Celebrating Woody Point landmark’s centenary

Celebrating Woody Point landmark’s centenary

The heritage-listed Woody Point Memorial Hall celebrates its centenary this month and remains a hub for community activity – just what its proponents would have wanted.

And it was the community who gathered to pay tribute to the landmark, and those who worked tirelessly to build it, during a morning tea on March 3.

During the event, Redcliffe RSL President Neville Cullen spoke about the history of the building.

“Planning for the establishment of a School of Arts building at Woody Point commenced in the late 1890s with fundraising by the citizens of Redcliffe beginning in 1911,” Neville said.

“By the time of the outbreak of World War 1 in 1914, fundraising had reached close to £90 and was put on hold for the duration of the war.”

Schools of Arts were a primary source of learning and instruction for adults in the 19th and early 20th centuries, when state secondary education was almost non-existent.

“Shortly after the end of the first World War, fundraising recommenced for the Woody Point School of Arts building and in 1920 the newly established Redcliffe Sub- Branch of the Returned Sailors and Soldiers Imperial League of Australia (RSSILA) was formed by 15 returned servicemen, who are among those listed on the Honour Board that is still located to this day in the Woody Point War Memorial Hall,” he said.

See our photo gallery from the centenary celebrations

Paying tribute

The honour roll lists the names of the 94 servicemen who enlisted from the peninsula, seven of whom died, and three ‘war workers’.

Every eligible man from the district had enlisted with the Australian Imperial Force (AIF).

In July 1920, a meeting was held to form a committee to work on the hall project.

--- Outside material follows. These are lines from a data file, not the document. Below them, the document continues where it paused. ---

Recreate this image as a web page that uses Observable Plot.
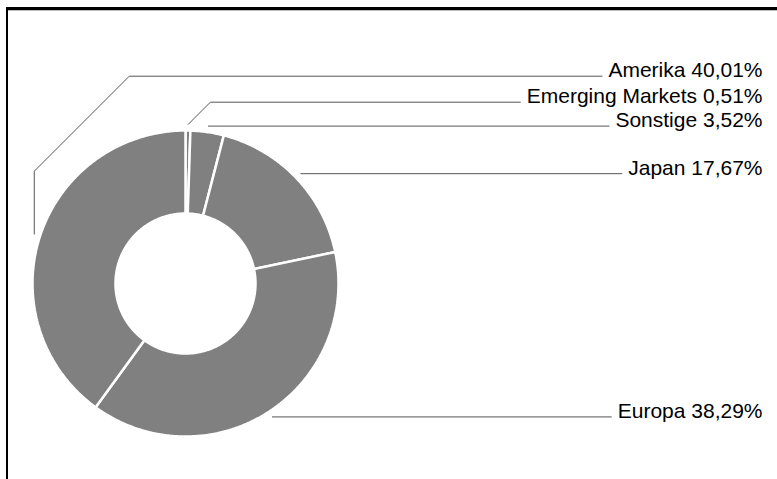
<!DOCTYPE html>
<html>
<head>
<meta charset="utf-8">
<script src="https://cdn.jsdelivr.net/npm/d3@7"></script>
<script src="https://cdn.jsdelivr.net/npm/@observablehq/plot@0.6"></script>
<style>
  body { margin: 0; background: #fff; }
  #wrap { position: relative; width: 777px; height: 479px; overflow: hidden; background: #fff; }
  #wrap svg { position: absolute; left: 0; top: 0; }
  #frame { position: absolute; left: 6px; top: 7px; width: 900px; height: 600px;
           border-top: 3px solid #000; border-left: 2.5px solid #000;
           box-shadow: inset 0 1px 0 #bbb; pointer-events: none; }
</style>
</head>
<body>
<div id="wrap"></div>
<script>
// ---- data (clockwise from 12 o'clock) ----
const regions = ["Emerging Markets", "Sonstige", "Japan", "Europa", "Amerika"];
const shares  = [0.51, 3.52, 17.67, 38.29, 40.01];

// ---- layout ----
const W = 777, H = 479;
const cx = 185, cy = 283, R = 153, r0 = 70, rLead = 159;
const textRight = 762, textGap = 6, maxDiag = 95;
const fontSize = 21, fontFamily = "'Liberation Sans', Arial, Helvetica, sans-serif";
const labelRowY = { "Amerika": 75.7, "Emerging Markets": 101.7 }; // rows for displaced labels

const total = d3.sum(shares);
let acc = 0;
const slices = regions.map((name, i) => {
  const a0 = acc / total * 2 * Math.PI; acc += shares[i];
  const a1 = acc / total * 2 * Math.PI;
  return { name, value: shares[i], a0, a1, mid: (a0 + a1) / 2 };
});
const pt = (a, rad) => [cx + rad * Math.sin(a), cy - rad * Math.cos(a)];

// slice polygons
const ring = [];
for (const s of slices) {
  const n = Math.max(4, Math.ceil((s.a1 - s.a0) / 0.01));
  const poly = [];
  for (let k = 0; k <= n; k++) poly.push(pt(s.a0 + (s.a1 - s.a0) * k / n, R));
  for (let k = n; k >= 0; k--) poly.push(pt(s.a0 + (s.a1 - s.a0) * k / n, r0));
  poly.push(poly[0]);
  for (const [x, y] of poly) ring.push({ name: s.name, x, y });
}

// labels + leader lines
const ctx = document.createElement("canvas").getContext("2d");
ctx.font = `${fontSize}px ${fontFamily}`;
const fmt = v => v.toFixed(2).replace(".", ",") + "%";
const labels = [], leaders = [];
for (const s of slices) {
  const text = `${s.name} ${fmt(s.value)}`;
  const [sx, sy] = pt(s.mid, rLead);
  const ly = labelRowY[s.name] ?? sy;
  const endX = textRight - ctx.measureText(text).width - textGap;
  const path = [[sx, sy]];
  const dy = sy - ly;
  if (Math.abs(dy) > 0.5) {
    const diag = Math.min(dy, maxDiag);
    if (dy > diag) path.push([sx, ly + diag]);
    path.push([sx + diag, ly]);
  }
  path.push([endX, ly]);
  for (const [x, y] of path) leaders.push({ name: s.name, x, y });
  labels.push({ text, x: textRight, y: ly + 1 });
}

const chart = Plot.plot({
  width: W, height: H, margin: 0,
  x: { domain: [0, W], range: [0, W], axis: null },
  y: { domain: [0, H], range: [0, H], axis: null },
  marks: [
    Plot.line(ring, { x: "x", y: "y", z: "name", fill: "#808080", stroke: "#fff",
                      strokeWidth: 2.5, strokeLinejoin: "miter", curve: "linear" }),
    Plot.line(leaders, { x: "x", y: "y", z: "name", stroke: "#555", strokeWidth: 1,
                         strokeLinejoin: "miter", strokeLinecap: "butt" }),
    Plot.text(labels, { x: d => d.x, y: d => d.y, text: "text", textAnchor: "end",
                        lineAnchor: "bottom", fontSize, fontFamily, fill: "#000" })
  ]
});
const wrap = document.getElementById("wrap");
wrap.appendChild(chart);
const frame = document.createElement("div");
frame.id = "frame";
wrap.appendChild(frame);
</script>
</body>
</html>
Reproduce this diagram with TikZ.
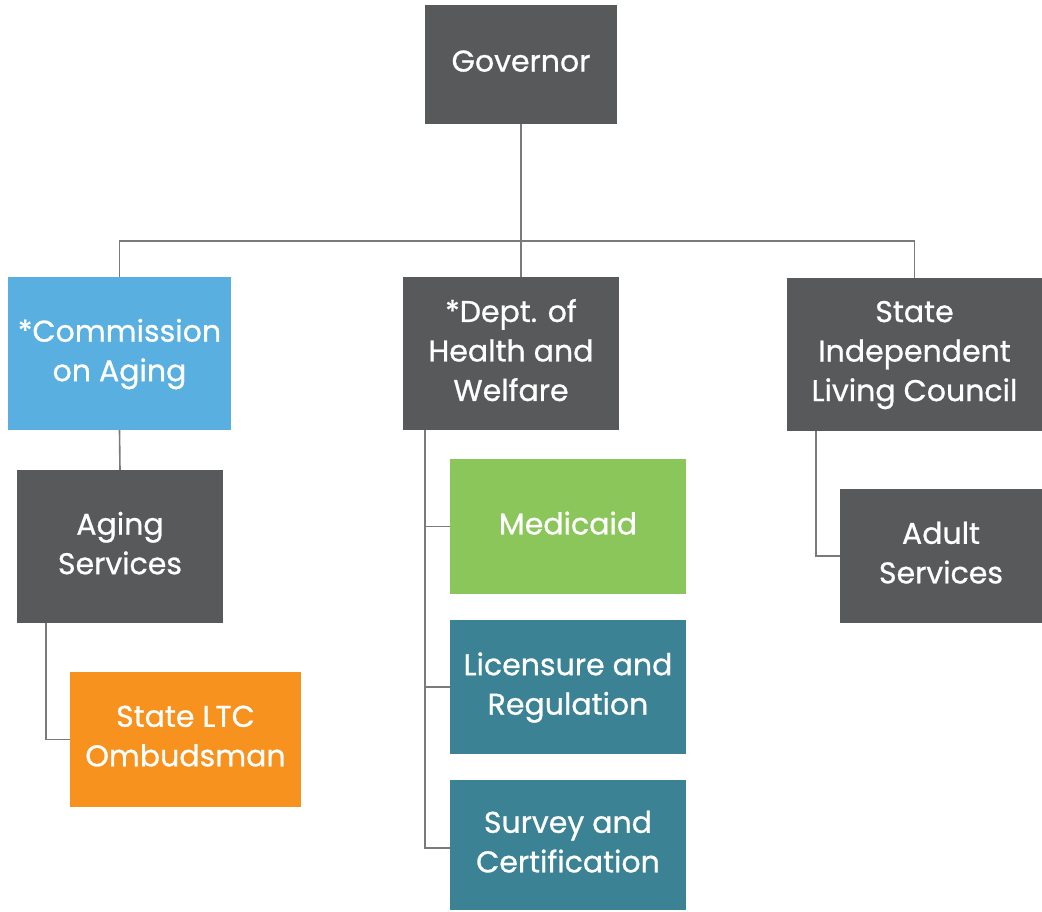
\documentclass[tikz,border=0pt]{standalone}
\usepackage{fontspec}
\setmainfont{Poppins}[RawFeature={embolden=0.8}]
\usetikzlibrary{positioning}

\definecolor{boxgray}{HTML}{58595B}
\definecolor{aging}{HTML}{5AAFE1}
\definecolor{medgreen}{HTML}{8BC65B}
\definecolor{ltcorange}{HTML}{F7921E}
\definecolor{teal}{HTML}{3B8295}
\definecolor{linegray}{HTML}{7A7A7A}

\begin{document}
\begin{tikzpicture}[x=1pt, y=-1pt,
every node/.style={},
unit/.style={rectangle, fill=boxgray, text=white, inner sep=0pt, align=center,
  text depth=7pt, font=\fontsize{30}{39.5}\selectfont},
blue/.style={fill=aging},
green/.style={fill=medgreen},
orange/.style={fill=ltcorange},
tealbox/.style={fill=teal},
link/.style={draw=linegray, line width=1.6pt}
]
\useasboundingbox (0,0) rectangle (1042,911);

\node [unit, minimum width=192pt, minimum height=119pt] (gov) at (521,64.5) {Governor};

\node [unit, blue, minimum width=223pt, minimum height=153pt] (coa) at (119.5,353.5) {*Commission\\on Aging};
\node [unit, minimum width=216pt, minimum height=153pt] (dhw) at (511,353.5) {*Dept. of\\Health and\\Welfare};
\node [unit, minimum width=255pt, minimum height=153pt] (silc) at (914.5,354.5) {State\\Independent\\Living Council};

\node [unit, minimum width=206pt, minimum height=153pt] (agsvc) at (120,546.5) {Aging\\Services};
\node [unit, orange, minimum width=231pt, minimum height=135pt] (ltc) at (185.5,739.5) {State LTC\\Ombudsman};

\node [unit, green, minimum width=236pt, minimum height=135pt] (medicaid) at (568,526.5) {Medicaid};
\node [unit, tealbox, minimum width=236pt, minimum height=134pt] (licensure) at (568,687) {Licensure and\\Regulation};
\node [unit, tealbox, minimum width=236pt, minimum height=130pt] (survey) at (568,845) {Survey and\\Certification};

\node [unit, minimum width=202pt, minimum height=134pt] (adult) at (941,556) {Adult\\Services};

\draw [link] (gov.south) -- (gov.south |- dhw.north);
\draw [link] (coa.north) -- ++(0,-36) -| (silc.north);
\draw [link] (coa.south) -- (agsvc.north);
\draw [link] ([xshift=29pt]agsvc.south west) |- (ltc.west);

\draw [link] ([xshift=22pt]dhw.south west) |- (medicaid.west);
\draw [link] ([xshift=22pt]dhw.south west) |- (licensure.west);
\draw [link] ([xshift=22pt]dhw.south west) |- ([yshift=-3pt]survey.west);

\draw [link] ([xshift=29pt]silc.south west) |- (adult.west);

\end{tikzpicture}
\end{document}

In November the same year, it held a public meeting and moved that the building be known as the Woody Point Memorial School of Arts to “make the institution a patriotic one” and honouring the sacrifices made by servicemen and women in World War I.

There were some delays in the construction of Woody Point Memorial School of Arts partly due to fundraising efforts for the tree-lined, bitumen-covered Anzac Memorial Avenue which opened in 1925.

The Redcliffe Sub Branch of the RSSILA formed in 1920 and actively worked to raise the necessary capital.

By December 1921, about £800 had been raised and the Commercial Bank of Australia agreed to fund it on securities provided by seven Woody Point residents. In the end, the arrangement was changed to a private guarantee by JH Cox.

The architect was Hubert Thomas and the hall was finished and handed over on December 21, 1921. The opening was delayed to enable then Governor Sir Mathew Nathan to open it on the same day at new jetties at Redcliffe and Woody Point. It was officially opened on March 4, 1922.

“The Redcliffe RSL continues to this day to utilise the Woody Point War Memorial Hall, providing an ANZAC Day service, particularly for the elderly pensioners of the Woody Point area that were unable to attend the ANZAC Day services … a service that dates back to the late 1950s/60s,” Neville said.